In fact, Microsoft ranked as the best software seller worldwide last year, according to research company G2. That recognition was based on its high user satisfaction scores and its leadership positions in several software markets. Of course, Microsoft 365 is the gold standard in office productivity software, but G2’s analysts have also recognized the company as a leader in areas like enterprise resources planning and cybersecurity, and both of those markets are expected to grow at compound annual rates in the double-digit percentages through the end of the decade, according to Grand View Research.
Meanwhile, Microsoft Azure is steadily gaining market share in cloud computing. After taking 2 percentage points over the past year, it now accounts for 23% of cloud infrastructure and platform services (CIPS) spending, which makes it the second-largest CIPS vendor by a wide margin. That positions Microsoft for tremendous growth in the coming years, as cloud computing spending is expected to increase by an average of 16% annually to reach $1.6 trillion by 2030.

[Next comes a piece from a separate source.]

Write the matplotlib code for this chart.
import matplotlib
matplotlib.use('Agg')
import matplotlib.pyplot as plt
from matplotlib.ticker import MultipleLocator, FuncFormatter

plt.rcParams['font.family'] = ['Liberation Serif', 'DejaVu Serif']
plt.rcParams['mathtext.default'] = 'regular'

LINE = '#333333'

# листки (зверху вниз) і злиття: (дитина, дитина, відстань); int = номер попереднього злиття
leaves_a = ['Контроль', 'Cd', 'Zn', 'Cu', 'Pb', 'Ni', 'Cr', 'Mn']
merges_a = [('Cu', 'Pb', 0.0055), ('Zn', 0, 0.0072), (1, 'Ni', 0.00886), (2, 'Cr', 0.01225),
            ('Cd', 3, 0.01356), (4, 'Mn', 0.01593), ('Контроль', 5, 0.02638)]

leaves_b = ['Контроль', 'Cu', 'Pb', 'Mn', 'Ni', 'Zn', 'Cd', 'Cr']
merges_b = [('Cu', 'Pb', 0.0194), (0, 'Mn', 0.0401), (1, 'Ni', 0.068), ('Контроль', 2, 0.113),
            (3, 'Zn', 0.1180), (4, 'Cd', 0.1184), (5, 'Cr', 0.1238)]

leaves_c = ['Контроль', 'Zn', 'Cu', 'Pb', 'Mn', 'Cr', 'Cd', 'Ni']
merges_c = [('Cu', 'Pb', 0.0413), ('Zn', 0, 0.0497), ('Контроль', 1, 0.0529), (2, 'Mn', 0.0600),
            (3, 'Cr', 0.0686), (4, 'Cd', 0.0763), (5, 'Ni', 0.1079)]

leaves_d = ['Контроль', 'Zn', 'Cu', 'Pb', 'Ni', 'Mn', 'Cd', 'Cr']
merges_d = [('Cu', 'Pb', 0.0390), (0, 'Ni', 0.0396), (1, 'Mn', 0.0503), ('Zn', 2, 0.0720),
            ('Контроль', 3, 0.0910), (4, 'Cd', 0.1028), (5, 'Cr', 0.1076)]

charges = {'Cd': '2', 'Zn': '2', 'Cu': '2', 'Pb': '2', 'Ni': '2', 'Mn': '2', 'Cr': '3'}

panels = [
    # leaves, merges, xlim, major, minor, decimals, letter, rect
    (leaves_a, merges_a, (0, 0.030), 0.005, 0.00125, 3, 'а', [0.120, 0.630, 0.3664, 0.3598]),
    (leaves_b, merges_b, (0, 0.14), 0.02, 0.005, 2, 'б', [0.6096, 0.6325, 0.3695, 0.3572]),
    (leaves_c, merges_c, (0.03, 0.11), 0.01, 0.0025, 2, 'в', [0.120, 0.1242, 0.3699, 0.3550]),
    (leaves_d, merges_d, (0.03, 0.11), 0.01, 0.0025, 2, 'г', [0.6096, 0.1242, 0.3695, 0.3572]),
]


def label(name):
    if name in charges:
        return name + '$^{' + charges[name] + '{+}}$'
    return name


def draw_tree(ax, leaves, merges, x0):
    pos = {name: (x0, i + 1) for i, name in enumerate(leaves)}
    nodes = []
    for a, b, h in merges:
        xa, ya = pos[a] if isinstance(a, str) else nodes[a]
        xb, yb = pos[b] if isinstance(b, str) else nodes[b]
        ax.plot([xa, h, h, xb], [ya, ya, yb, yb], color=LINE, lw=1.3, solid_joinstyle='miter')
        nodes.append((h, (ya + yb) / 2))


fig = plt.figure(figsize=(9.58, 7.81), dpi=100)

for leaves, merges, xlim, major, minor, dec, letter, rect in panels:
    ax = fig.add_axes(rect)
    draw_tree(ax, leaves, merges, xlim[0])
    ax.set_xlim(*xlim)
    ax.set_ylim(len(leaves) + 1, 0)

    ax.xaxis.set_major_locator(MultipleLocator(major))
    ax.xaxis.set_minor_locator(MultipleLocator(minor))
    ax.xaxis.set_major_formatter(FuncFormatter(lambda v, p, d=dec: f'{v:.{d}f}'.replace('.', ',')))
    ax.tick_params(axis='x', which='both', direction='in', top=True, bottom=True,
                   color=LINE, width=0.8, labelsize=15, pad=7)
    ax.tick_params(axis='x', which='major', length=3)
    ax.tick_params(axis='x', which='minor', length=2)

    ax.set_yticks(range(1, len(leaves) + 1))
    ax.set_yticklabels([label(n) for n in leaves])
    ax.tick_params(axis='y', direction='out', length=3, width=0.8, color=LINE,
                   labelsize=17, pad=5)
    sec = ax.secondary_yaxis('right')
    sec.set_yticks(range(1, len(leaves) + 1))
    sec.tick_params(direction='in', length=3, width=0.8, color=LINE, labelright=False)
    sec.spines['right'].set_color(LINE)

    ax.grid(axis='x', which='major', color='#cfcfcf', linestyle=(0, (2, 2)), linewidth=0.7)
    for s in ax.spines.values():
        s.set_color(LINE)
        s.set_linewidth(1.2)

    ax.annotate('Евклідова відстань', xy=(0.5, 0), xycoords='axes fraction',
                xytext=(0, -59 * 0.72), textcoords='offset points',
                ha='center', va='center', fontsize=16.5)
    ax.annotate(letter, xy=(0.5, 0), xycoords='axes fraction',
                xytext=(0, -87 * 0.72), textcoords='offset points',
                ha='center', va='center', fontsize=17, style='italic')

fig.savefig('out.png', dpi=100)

Finally, Microsoft has quietly become the seventh-largest digital advertising publisher in the world, and its partnership with Netflix should help the company take share in online video advertising, a market expected to grow at an average of 14% annually to reach $362 billion by 2027.
Here’s the upshot: Microsoft is well-positioned to grow its revenues at a double-digit percentage pace annually for the foreseeable future, which makes its current valuation of 9.4 times sales look reasonable. That’s why investors should capitalize on this once-in-a-decade buying opportunity.